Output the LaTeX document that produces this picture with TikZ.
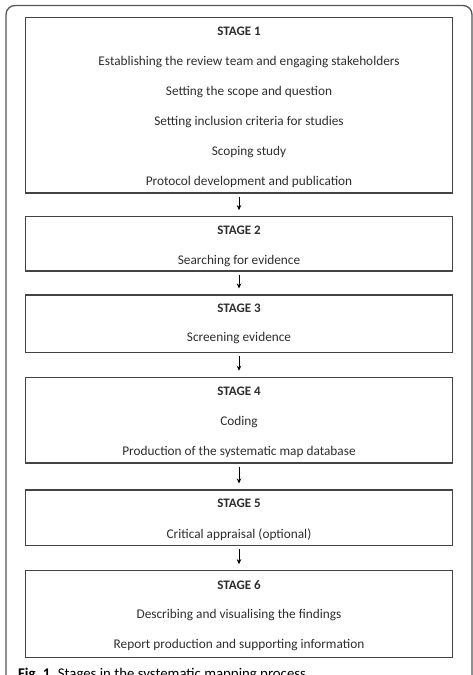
\documentclass[tikz,border=0pt]{standalone}
\usepackage{fontspec}
\setmainfont{Carlito}
\usetikzlibrary{arrows.meta}
\definecolor{txt}{HTML}{2E2E2E}
\definecolor{frame}{HTML}{555555}
\definecolor{boxline}{HTML}{444444}
\begin{document}
\begin{tikzpicture}[x=1pt,y=-1pt,
  stagebox/.style={draw=boxline,line width=1.1pt,minimum width=427pt,inner sep=0pt,rectangle},
  lbl/.style={anchor=base,text=txt,font=\fontsize{13.3}{15}\selectfont,inner sep=0pt},
  head/.style={lbl,font=\fontsize{13}{15}\selectfont\bfseries},
  arr/.style={draw=black,line width=0.8pt,-{Stealth[length=5pt,width=4.5pt]},shorten <=3pt,shorten >=6pt}]
\useasboundingbox (0,0) rectangle (473,675);
\clip (0,0) rectangle (473,675);
\draw[frame,line width=1.3pt,rounded corners=9pt] (6,5.5) rectangle (472,720);
% boxes
\node[stagebox,minimum height=175.3pt] (s1) at (239,105.35) {};
\node[stagebox,minimum height=54.3pt] (s2) at (239,243.85) {};
\node[stagebox,minimum height=57.7pt] (s3) at (239,323.85) {};
\node[stagebox,minimum height=85.7pt] (s4) at (239,420.15) {};
\node[stagebox,minimum height=55.7pt] (s5) at (239,517.85) {};
\node[stagebox,minimum height=86.6pt] (s6) at (239,614) {};
% texts
\node[head] (h1) at (239,35.8) {STAGE 1};
\node[lbl] (t11) at (249,65.3) {Establishing the review team and engaging stakeholders};
\node[lbl] (t12) at (249,95.3) {Setting the scope and question};
\node[lbl] (t13) at (249,125.3) {Setting inclusion criteria for studies};
\node[lbl] (t14) at (249,155.8) {Scoping study};
\node[lbl] (t15) at (249,185.8) {Protocol development and publication};
\node[head] (h2) at (239,234.2) {STAGE 2};
\node[lbl] (t21) at (239,264.3) {Searching for evidence};
\node[head] (h3) at (239,312.4) {STAGE 3};
\node[lbl] (t31) at (239,341.8) {Screening evidence};
\node[head] (h4) at (239,395.2) {STAGE 4};
\node[lbl] (t41) at (239,425.8) {Coding};
\node[lbl] (t42) at (239,455.3) {Production of the systematic map database};
\node[head] (h5) at (239,507.4) {STAGE 5};
\node[lbl] (t51) at (239,538.3) {Critical appraisal (optional)};
\node[head] (h6) at (239,589.2) {STAGE 6};
\node[lbl] (t61) at (239,618.3) {Describing and visualising the findings};
\node[lbl] (t62) at (239,648.3) {Report production and supporting information};
% arrows
\draw[arr] (s1.south) -- (s2.north);
\draw[arr] (s2.south) -- (s3.north);
\draw[arr] (s3.south) -- (s4.north);
\draw[arr] (s4.south) -- (s5.north);
\draw[arr] (s5.south) -- (s6.north);
% caption
\node[anchor=base west,inner sep=0pt,text=black,font=\fontsize{14.8}{16}\selectfont] (cap) at (18,678.5) {\textbf{Fig.~1}\enspace Stages in the systematic mapping process};
\end{tikzpicture}
\end{document}
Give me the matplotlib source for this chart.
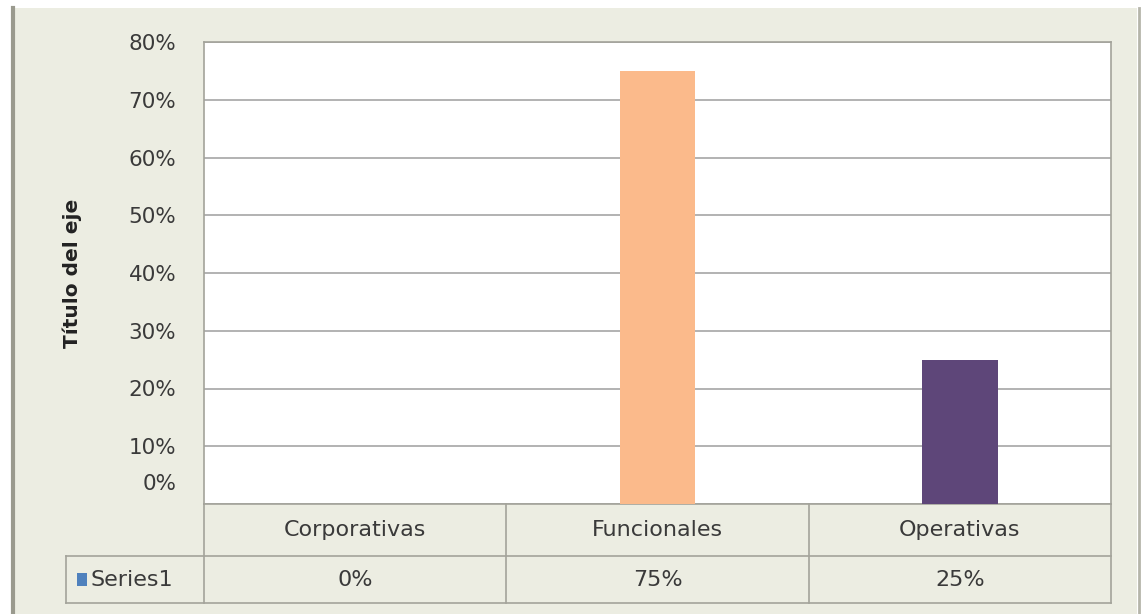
import matplotlib
matplotlib.use("Agg")
import matplotlib.pyplot as plt
from matplotlib.patches import Rectangle
from matplotlib.lines import Line2D
import matplotlib.transforms as mtransforms

# data
categories = ["Corporativas", "Funcionales", "Operativas"]
values = [0.0, 0.75, 0.25]
series_name = "Series1"
bar_colors = ["#4F81BD", "#FBBA8B", "#5E4679"]
yticks = [0.0, 0.1, 0.2, 0.3, 0.4, 0.5, 0.6, 0.7, 0.8]

bg = "#ECEDE2"
edge = "#A3A39A"
txt = "#3A3A3A"

fig = plt.figure(figsize=(11.45, 6.14), dpi=100)
fig.patch.set_facecolor("white")

# chart area background and frame
fig.patches.append(Rectangle((14 / 1145, 0), 1123 / 1145, 1 - 8 / 614,
                             transform=fig.transFigure, facecolor=bg,
                             edgecolor="none", zorder=0))
fig.lines.append(Line2D([13 / 1145, 13 / 1145], [0, 1 - 8 / 614],
                        transform=fig.transFigure, color="#9A9A8E", lw=3))
fig.lines.append(Line2D([1139 / 1145, 1139 / 1145], [0, 1 - 8 / 614],
                        transform=fig.transFigure, color="#B5B5AA", lw=2))

ax = fig.add_axes([204 / 1145, 1 - 504 / 614, 907 / 1145, 462 / 614])
ax.set_zorder(5)
ax.set_facecolor("white")

x = range(len(categories))
ax.bar(x, values, width=0.25, color=bar_colors, zorder=3)

ax.set_xlim(-0.5, 2.5)
ax.set_ylim(0, 0.8)
ax.set_yticks(yticks)
ax.set_yticklabels([f"{int(round(v * 100))}%" for v in yticks],
                   fontsize=15.5, color=txt)
ax.tick_params(axis="y", length=0, pad=20)
ax.set_xticks([])
ax.grid(axis="y", color="#A6A6A6", lw=1.2, zorder=1)
for s in ["top", "right", "left"]:
    ax.spines[s].set_color(edge)
    ax.spines[s].set_linewidth(1.2)
ax.spines["bottom"].set_visible(False)

# 0% label sits a bit higher because of the data table
lbl0 = ax.get_yticklabels()[0]
lbl0.set_transform(lbl0.get_transform() +
                   mtransforms.ScaledTranslation(0, 22 / 100, fig.dpi_scale_trans))

ax.set_ylabel("Título del eje", fontsize=14.5, fontweight="bold", color="#222222")
ax.yaxis.set_label_coords(-0.134, 0.5)

# data table under the plot
tr = mtransforms.blended_transform_factory(ax.transData, ax.transAxes)
row1_top, row1_bot, row2_bot = 0.0, -52 / 462, -99 / 462
x_left_series = -0.5 - 138 / 907 * 3

for xv in [-0.5, 0.5, 1.5, 2.5]:
    ax.plot([xv, xv], [row1_top, row2_bot], transform=tr, color=edge,
            lw=1.2, clip_on=False)
ax.plot([-0.5, 2.5], [row1_top, row1_top], transform=tr, color=edge, lw=1.2,
        clip_on=False)
ax.plot([x_left_series, 2.5], [row1_bot, row1_bot], transform=tr, color=edge,
        lw=1.2, clip_on=False)
ax.plot([x_left_series, 2.5], [row2_bot, row2_bot], transform=tr, color=edge,
        lw=1.2, clip_on=False)
ax.plot([x_left_series, x_left_series], [row1_bot, row2_bot], transform=tr,
        color=edge, lw=1.2, clip_on=False)

for i, (c, v) in enumerate(zip(categories, values)):
    ax.text(i, (row1_top + row1_bot) / 2, c, transform=tr, ha="center",
            va="center", fontsize=16, color=txt)
    ax.text(i, (row1_bot + row2_bot) / 2, f"{int(round(v * 100))}%",
            transform=tr, ha="center", va="center", fontsize=16, color=txt)

# legend key in the series cell
row2_mid = (row1_bot + row2_bot) / 2
ax.add_patch(Rectangle((x_left_series + 0.036, row2_mid - 0.013), 0.035, 0.026,
                       transform=tr, facecolor=bar_colors[0], edgecolor="none",
                       clip_on=False))
ax.text(x_left_series + 0.08, row2_mid, series_name,
        transform=tr, ha="left", va="center", fontsize=16, color=txt)

fig.savefig("out.png", dpi=100, facecolor=fig.get_facecolor())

▸ **TASK TO CARRY OUT**:
Take the stretch from the line containing "Give me the matplotlib source for this chart." through the line containing "import matplotlib.transforms as mtransforms" and reproduce it exactly, both ends included. Omit the pictures.

▸ **SOLUTION TO THIS EXERCISE**:
Give me the matplotlib source for this chart.
import matplotlib
matplotlib.use("Agg")
import matplotlib.pyplot as plt
from matplotlib.patches import Rectangle
from matplotlib.lines import Line2D
import matplotlib.transforms as mtransforms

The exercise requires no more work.